LONDON (Reuters) - British software firm Sage posted a 8 percent rise in full-year profit, broadly as expected by the market, and said it was working hard to win sales from cautious small and medium-sized enterprises.
“There are clearly significant macro-economic concerns which may impact SMEs, particularly in the eurozone,” Chief Executive Guy Berruyer said on Wednesday.
“However, the strengths of our business position us well to deal with the ups and downs of the economic cycle.”
The company, which supplies accounting and other business software to more than six million SMEs, reported adjusted pretax profit of 352.6 million pounds on 4 percent higher revenue of 1.33 billion pounds. Adjusted earnings per share rose 16 percent to 20.8 pence.
Newcastle-based Sage’s customers took longer to emerge from the last economic downturn than larger corporations, and it posted organic growth in all its regions earlier this year for the first time since 2007.

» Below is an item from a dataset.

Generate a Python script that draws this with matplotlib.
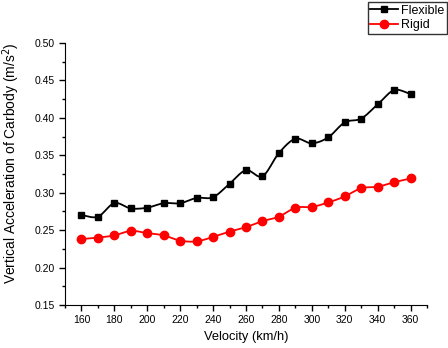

In September Sage offloaded its U.S. healthcare unit for $320 million (205 million pound) to Vista Equity Partners, recognising an overall loss of between 60 and 70 million pounds on the asset, which was proving a drag on its North American operations.
The group also failed to land a deal to buy Australia’s MYOB in the summer, although Berruyer said acquisitions remained a priority.
Sage, which competes with Intuit, increased its total dividend by 25 percent to 9.75 pence a share.
Analysts expected the company to report adjusted pretax profit of 355 million pounds on revenue of 1.47 billion pounds, equating to adjusted earnings per share of 19.9 pence, according to a Thomson Reuters I/B/E/S consensus of 22 brokers.